Powinniśmy być przygotowani na taką sytuację, w której (jeżeli - red.) Amerykanie będą politycznie i wojskowo zaangażowani gdzieś indziej, niezależnie od tego kto będzie prezydentem, żebyśmy ten ciężar zapewnienia bezpieczeństwa samym sobie (wzięli na siebie - przyp. red.) - dodał. 

Na pytanie o to, czy zostanie komisarzem UE ds. obronności, Sikorski uciął: "Kadrowe spekulacje są bez sensu"

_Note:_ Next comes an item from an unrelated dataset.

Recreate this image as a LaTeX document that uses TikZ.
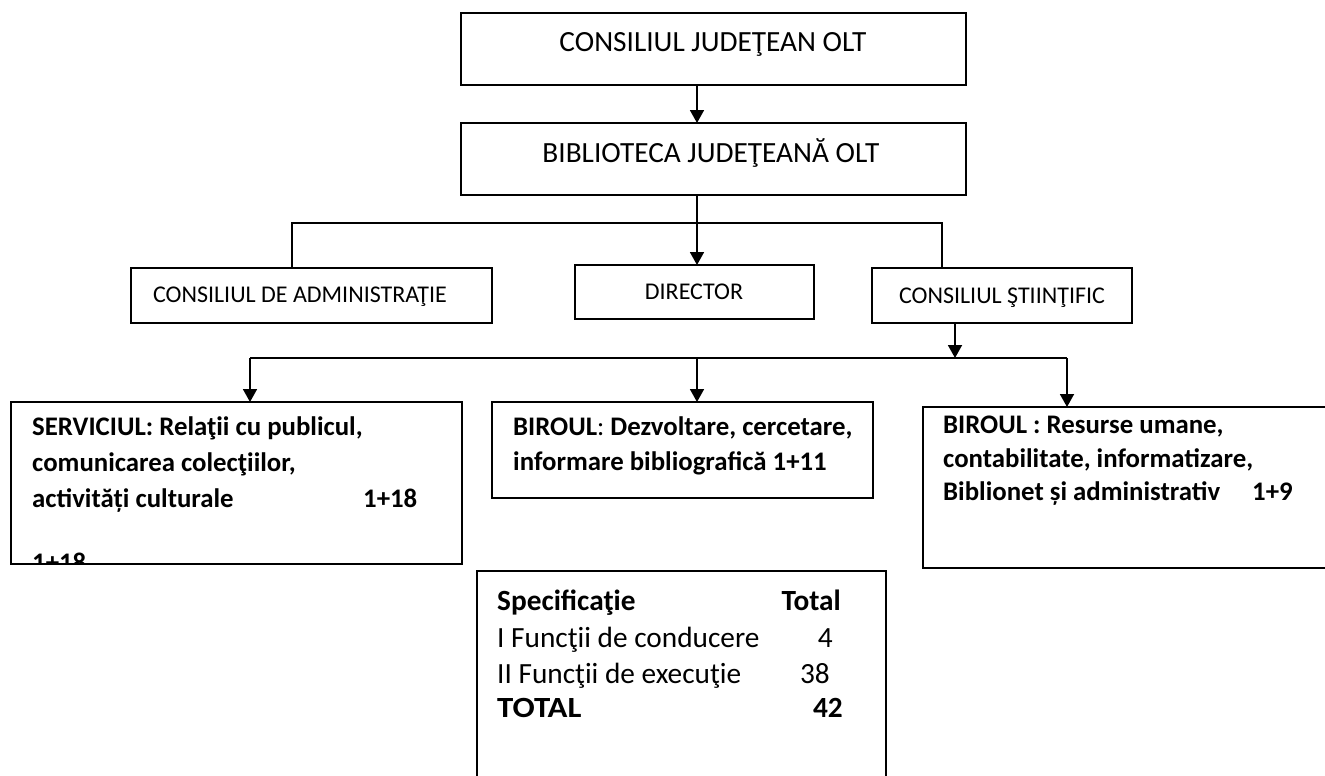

Nie mogę na tak postawione pytanie odpowiedzieć, ani nie ma ono sensu, bo jest czysto hipotetyczne - powiedział, unikając odpowiedzi, mimo, że premier Tusk zasugerował w TVP Info, iż  "byłaby to intersująca z punktu widzenia ministra Sikorskiego i Polski propozycja" i że chciałby dalej współpracować z Sikorskim w rządzie, ale jeśli się okaże, że Sikorski "może być jeszcze bardziej przydatny w Europie", to "kto wie". 

To, że taki komisarz powinien powstać, uważam jest słuszne. To jest stanowisko Europejskiej Partii Ludowej, do której należy PO i PSL - powiedział w Popołudniowej rozmowie w RMF FM Sikorski. Proponujemy wręcz połączone dowództwo europejskie (...), UE już przeprowadza operacje wojskowe, nie każdy o tym wie, to już istnieje. Mamy budżet obronny - dodał. 

Jego zdaniem "obronność europejska to jest idea, której czas nadszedł". Europejczycy we wszystkich badaniach domagają się dwóch rzeczy: unii zdrowotnej i unii obronnej. To są podobne rzeczy: zabezpieczamy się na coś, czego sobie nie życzymy - mówił.